Repeat every record exactly, but keep images out of the copy.

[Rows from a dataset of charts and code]
--------------------------------

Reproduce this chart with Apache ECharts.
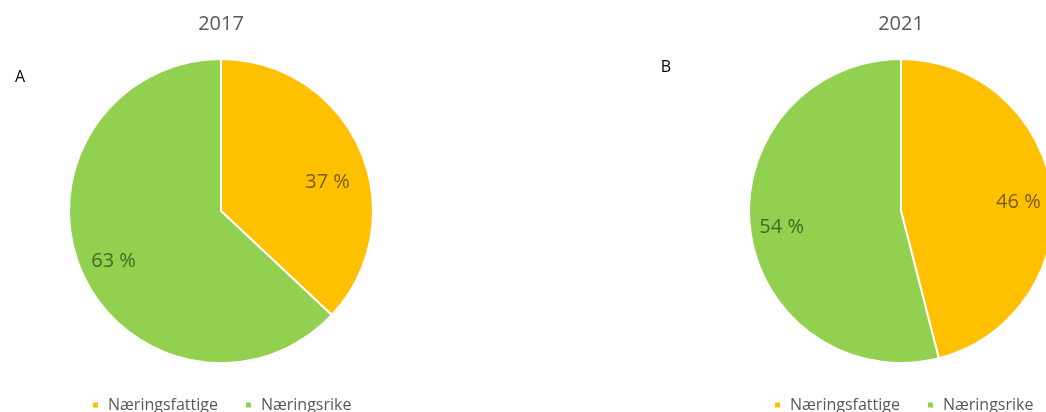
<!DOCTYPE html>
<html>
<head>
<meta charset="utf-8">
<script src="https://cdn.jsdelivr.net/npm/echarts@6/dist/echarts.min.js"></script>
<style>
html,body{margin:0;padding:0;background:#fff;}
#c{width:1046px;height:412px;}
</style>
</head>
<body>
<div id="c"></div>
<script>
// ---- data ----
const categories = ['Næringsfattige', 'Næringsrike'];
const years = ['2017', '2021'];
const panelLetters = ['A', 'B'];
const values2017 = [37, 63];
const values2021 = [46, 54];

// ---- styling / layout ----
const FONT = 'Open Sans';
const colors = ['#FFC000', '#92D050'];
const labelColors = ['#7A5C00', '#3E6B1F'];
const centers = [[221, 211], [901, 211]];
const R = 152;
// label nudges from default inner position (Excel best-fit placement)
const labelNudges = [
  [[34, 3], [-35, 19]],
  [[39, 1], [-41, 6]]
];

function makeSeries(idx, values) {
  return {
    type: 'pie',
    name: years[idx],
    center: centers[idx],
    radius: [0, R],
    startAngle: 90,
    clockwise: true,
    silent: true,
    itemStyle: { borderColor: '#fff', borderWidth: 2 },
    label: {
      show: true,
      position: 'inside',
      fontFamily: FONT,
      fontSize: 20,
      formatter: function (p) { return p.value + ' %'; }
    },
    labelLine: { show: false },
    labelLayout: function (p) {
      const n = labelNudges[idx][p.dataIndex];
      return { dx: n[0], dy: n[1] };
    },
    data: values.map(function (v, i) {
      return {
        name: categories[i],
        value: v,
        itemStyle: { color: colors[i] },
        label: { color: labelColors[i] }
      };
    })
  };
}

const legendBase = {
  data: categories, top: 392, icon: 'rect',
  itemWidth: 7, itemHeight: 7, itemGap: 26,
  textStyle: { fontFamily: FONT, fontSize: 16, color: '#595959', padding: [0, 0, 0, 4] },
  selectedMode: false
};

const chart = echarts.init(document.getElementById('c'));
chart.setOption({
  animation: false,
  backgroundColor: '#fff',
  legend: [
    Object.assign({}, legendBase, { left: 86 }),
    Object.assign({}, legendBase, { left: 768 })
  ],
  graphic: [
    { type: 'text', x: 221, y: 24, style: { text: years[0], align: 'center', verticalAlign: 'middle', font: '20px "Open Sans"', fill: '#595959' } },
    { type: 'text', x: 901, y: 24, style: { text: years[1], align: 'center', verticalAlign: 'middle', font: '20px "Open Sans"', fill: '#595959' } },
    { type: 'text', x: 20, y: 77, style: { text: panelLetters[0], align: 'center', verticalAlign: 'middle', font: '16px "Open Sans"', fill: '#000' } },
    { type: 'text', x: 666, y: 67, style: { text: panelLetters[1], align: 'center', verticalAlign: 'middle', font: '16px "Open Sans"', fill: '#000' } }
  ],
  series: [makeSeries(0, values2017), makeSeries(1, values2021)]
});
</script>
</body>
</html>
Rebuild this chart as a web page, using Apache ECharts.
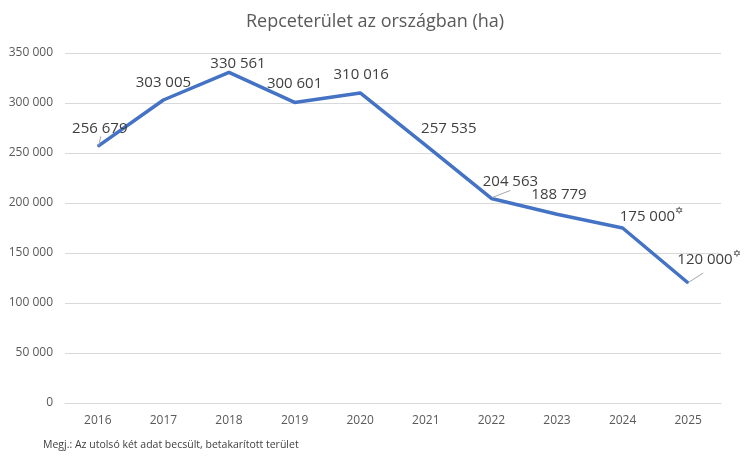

--------------------------------

- **WRITTEN ANSWER**:
Reproduce this chart with Apache ECharts.
<!DOCTYPE html>
<html>
<head>
<meta charset="utf-8">
<script src="https://cdn.jsdelivr.net/npm/echarts@6/dist/echarts.min.js"></script>
<style>
html,body{margin:0;padding:0;background:#fff;}
#c{width:1046px;height:412px;}
</style>
</head>
<body>
<div id="c"></div>
<script>
// ---- data ----
const categories = ['Næringsfattige', 'Næringsrike'];
const years = ['2017', '2021'];
const panelLetters = ['A', 'B'];
const values2017 = [37, 63];
const values2021 = [46, 54];

// ---- styling / layout ----
const FONT = 'Open Sans';
const colors = ['#FFC000', '#92D050'];
const labelColors = ['#7A5C00', '#3E6B1F'];
const centers = [[221, 211], [901, 211]];
const R = 152;
// label nudges from default inner position (Excel best-fit placement)
const labelNudges = [
  [[34, 3], [-35, 19]],
  [[39, 1], [-41, 6]]
];

function makeSeries(idx, values) {
  return {
    type: 'pie',
    name: years[idx],
    center: centers[idx],
    radius: [0, R],
    startAngle: 90,
    clockwise: true,
    silent: true,
    itemStyle: { borderColor: '#fff', borderWidth: 2 },
    label: {
      show: true,
      position: 'inside',
      fontFamily: FONT,
      fontSize: 20,
      formatter: function (p) { return p.value + ' %'; }
    },
    labelLine: { show: false },
    labelLayout: function (p) {
      const n = labelNudges[idx][p.dataIndex];
      return { dx: n[0], dy: n[1] };
    },
    data: values.map(function (v, i) {
      return {
        name: categories[i],
        value: v,
        itemStyle: { color: colors[i] },
        label: { color: labelColors[i] }
      };
    })
  };
}

const legendBase = {
  data: categories, top: 392, icon: 'rect',
  itemWidth: 7, itemHeight: 7, itemGap: 26,
  textStyle: { fontFamily: FONT, fontSize: 16, color: '#595959', padding: [0, 0, 0, 4] },
  selectedMode: false
};

const chart = echarts.init(document.getElementById('c'));
chart.setOption({
  animation: false,
  backgroundColor: '#fff',
  legend: [
    Object.assign({}, legendBase, { left: 86 }),
    Object.assign({}, legendBase, { left: 768 })
  ],
  graphic: [
    { type: 'text', x: 221, y: 24, style: { text: years[0], align: 'center', verticalAlign: 'middle', font: '20px "Open Sans"', fill: '#595959' } },
    { type: 'text', x: 901, y: 24, style: { text: years[1], align: 'center', verticalAlign: 'middle', font: '20px "Open Sans"', fill: '#595959' } },
    { type: 'text', x: 20, y: 77, style: { text: panelLetters[0], align: 'center', verticalAlign: 'middle', font: '16px "Open Sans"', fill: '#000' } },
    { type: 'text', x: 666, y: 67, style: { text: panelLetters[1], align: 'center', verticalAlign: 'middle', font: '16px "Open Sans"', fill: '#000' } }
  ],
  series: [makeSeries(0, values2017), makeSeries(1, values2021)]
});
</script>
</body>
</html>
Rebuild this chart as a web page, using Apache ECharts.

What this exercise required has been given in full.